The hydraulic pressure medium used may be, for example, hydraulic oil or also an easily deformable, at least approximately incompressible solid, a hydraulic oil probably being advantageous for many applications.
The escape space is preferably cleared or blocked by a closure member, in which case a slide, for example, may be used for this purpose, this slide being arranged between chamber and escape space and producing the connection between chamber and escape space after it has been actuated. An advantageous development according to the invention provides a driving piston as closure member, this driving piston being arranged in the escape space in a longitudinally displaceable manner and, depending on the position selected, clearing or blocking the escape space. The escape space may then be described as the space which the piston displaces or clears during the piston travel.
The chamber for accommodating the hydraulic pressure medium may be sealed off by suitable seals.

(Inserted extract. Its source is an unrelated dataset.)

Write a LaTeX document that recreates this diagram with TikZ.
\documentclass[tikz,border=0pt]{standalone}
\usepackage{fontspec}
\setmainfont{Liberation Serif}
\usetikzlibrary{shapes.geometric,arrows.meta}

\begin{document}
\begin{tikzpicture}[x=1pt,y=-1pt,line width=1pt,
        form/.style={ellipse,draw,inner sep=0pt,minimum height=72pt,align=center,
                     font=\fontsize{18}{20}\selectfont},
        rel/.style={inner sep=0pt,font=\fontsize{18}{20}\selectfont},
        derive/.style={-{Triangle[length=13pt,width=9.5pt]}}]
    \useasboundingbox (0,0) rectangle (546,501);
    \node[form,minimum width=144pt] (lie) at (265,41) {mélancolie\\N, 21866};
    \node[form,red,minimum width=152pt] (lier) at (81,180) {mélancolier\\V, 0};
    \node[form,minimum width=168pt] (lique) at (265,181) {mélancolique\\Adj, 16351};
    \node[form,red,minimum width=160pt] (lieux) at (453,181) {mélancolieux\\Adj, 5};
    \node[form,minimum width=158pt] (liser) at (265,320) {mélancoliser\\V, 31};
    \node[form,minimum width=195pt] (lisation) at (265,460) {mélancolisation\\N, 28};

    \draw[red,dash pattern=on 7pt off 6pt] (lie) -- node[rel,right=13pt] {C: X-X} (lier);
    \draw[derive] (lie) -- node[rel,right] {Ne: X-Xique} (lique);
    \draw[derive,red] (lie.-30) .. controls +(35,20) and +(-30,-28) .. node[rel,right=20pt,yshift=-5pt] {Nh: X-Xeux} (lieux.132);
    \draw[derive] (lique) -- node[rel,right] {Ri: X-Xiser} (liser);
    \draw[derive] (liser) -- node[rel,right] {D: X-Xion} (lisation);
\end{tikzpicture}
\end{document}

However, a development according to the invention provides for the hydraulic pressure medium to be arranged in a flexible closed envelope which is impermeable to the hydraulic pressure medium. The envelope filled with the hydraulic pressure mediumxe2x80x94for example silicone oilxe2x80x94is merely inserted into the chamber, so that no further sealing devices are necessary. The envelope is made in such a way that it can follow deflections of the pressure member and of the closure member. The envelope is preferably designed as an annular body which can be put onto the shaft.

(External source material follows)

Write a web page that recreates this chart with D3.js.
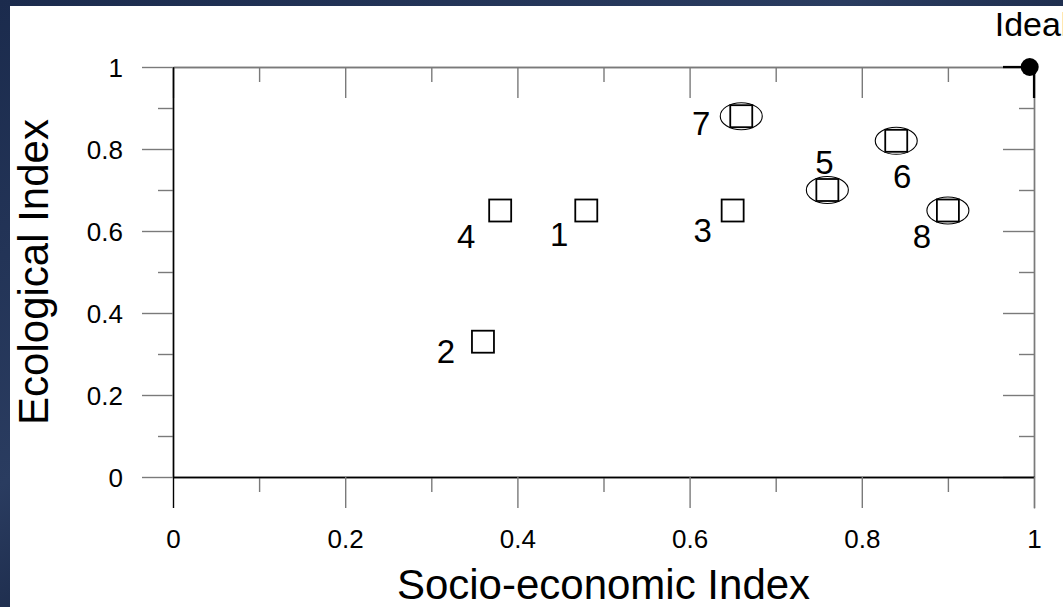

The pressure member preferably has an, in particular annular, load piston which is arranged on the shaft in a longitudinally displaceable manner and defines the chamber. The load piston can retract in the direction of the chamber when the hydraulic pressure medium escapes into the escape space. The load piston, with its one front end, can load, for example, the grinding wheel.

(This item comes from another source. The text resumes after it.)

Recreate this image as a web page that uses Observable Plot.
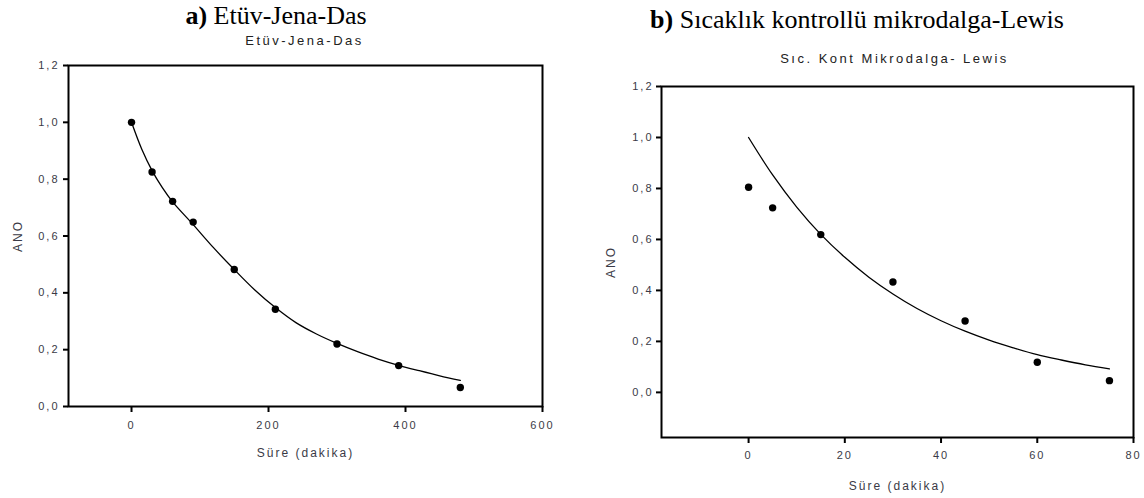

The driving piston (already mentioned) of the closure member defines the escape space. The load piston and the driving piston are preferably arranged in recesses of the clamping nut in a longitudinally displaceable manner, in which case the clamping nut, with its walls defining these recesses, defines the chamber and/or the escape space. This development according to the invention is especially space-saving, since the chamber for accommodating the hydraulic pressure medium and said escape space can be integrated in the clamping nut in a simple manner.
The load piston and the driving piston each have a piston area which can be acted upon by the hydraulic pressure medium, the piston area of the load piston being greater than the piston area of the driving piston. The smaller the piston area of the driving piston, the smaller the force which acts on the driving piston from the hydraulic pressure medium under high pressure when the driving piston blocks the escape space. In the clamping device according to the invention, the escape space is designed for accommodating as much hydraulic pressure medium as required for at least partly removing the clamping pressure from the clamping disk. Depending on the design of the individual components, a displacement travel of approximately just {fraction (3/10)} mm of the pressure member may be sufficient in order to relieve the clamping disk for manual release of the clamping nut. This means that the displacement travel of the driving piston relative to the displacement travel of the load piston behave in inverse proportion to the ratio of the piston areas of the driving piston and load piston.
So that the closure member reliably blocks the escape space, a holding device is preferably provided, this holding device holding the driving piston in the position in which the escape space is blocked. This holding device may have a pushbutton and locking bodies, the pushbutton holding the locking bodies between the driving piston and a stop. Under the pressure force of the hydraulic pressure medium, the driving piston is pressed via the locking bodies against the stop and is satisfactorily supported on the stop. This stop may be formed, for example, directly on the clamping nut; however, it may also be formed by an angled flange of a sheet-metal sleeve which is pressed into a bore of the clamping nut.
The holding device referred to is designed in such a way that the depressed pushbutton opens a clearance space for accommodating the locking bodies. Under the pressure force, acting on the driving piston, of the hydraulic pressure medium, the locking bodies are pressed into this clearance space, the driving piston now being run directly against the stop. In this situation, the escape space is completely cleared, so that the escape space is connected to the chamber. The displacement of the locking bodiesxe2x80x94which are preferably formed by ballsxe2x80x94into the clearance space is preferably assisted by a sloping surface which is formed on a front end of the driving piston. When the pushbutton is in its initial positionxe2x80x94that is when the pushbutton is not depressedxe2x80x94the locking bodies are supported on a supporting surface of the pushbutton. This supporting surface may be formed, for example, by the cylindrical lateral surface of the pushbutton. The sloping surface already mentioned and provided on the driving piston is preferably arranged at an oblique angle to this supporting surface and at an oblique angle to the stop. This means that the locking bodies, preferably the balls, are clamped in place between the driving piston, the pushbutton and the stop, which is preferably formed on the clamping nut. The supporting surface and the stop surface are preferably arranged at right angles to one another. The sloping surface is inclined in the direction of the clearance space for accommodating the locking bodies. The clearance space is preferably formed by a circumferential groove which is formed on the pushbutton and is axially adjacent to the supporting surface.
If the driving piston blocks the escape space, the locking bodies, preferably designed as balls, are supported on the sloping surface of the driving piston, the stop surface of the stop, and the supporting surface of the pushbutton. The position and magnitude of the resulting force which is transmitted between the supporting surface and the ball depends on the inclination of the sloping surface. This resulting force may in turn be represented by two equivalent forces which are at right angles to one another, one of which is arranged perpendicularly to the supporting surface of the pushbutton and the other of which is arranged perpendicularly to the stop surface of the stop. The inclination of the sloping surface therefore establishes the magnitude of the equivalent force acting on the supporting surface. For simple operation of the pushbutton, it is advisable for the equivalent force acting on the supporting surface to be kept so small that it is possible to depress the pushbutton without any problems. The more acute the angle of inclination between the sloping surface and the longitudinal axis of the driving piston, the greater is the equivalent force which acts on the supporting surface of the pushbutton.
The pushbutton is preferably moved into its initial position under spring deflection by the force of a spring. The pushbutton can be arranged in a radially or axially directed recess of preferably the clamping nut, that is to say it can be displaced radially or axially.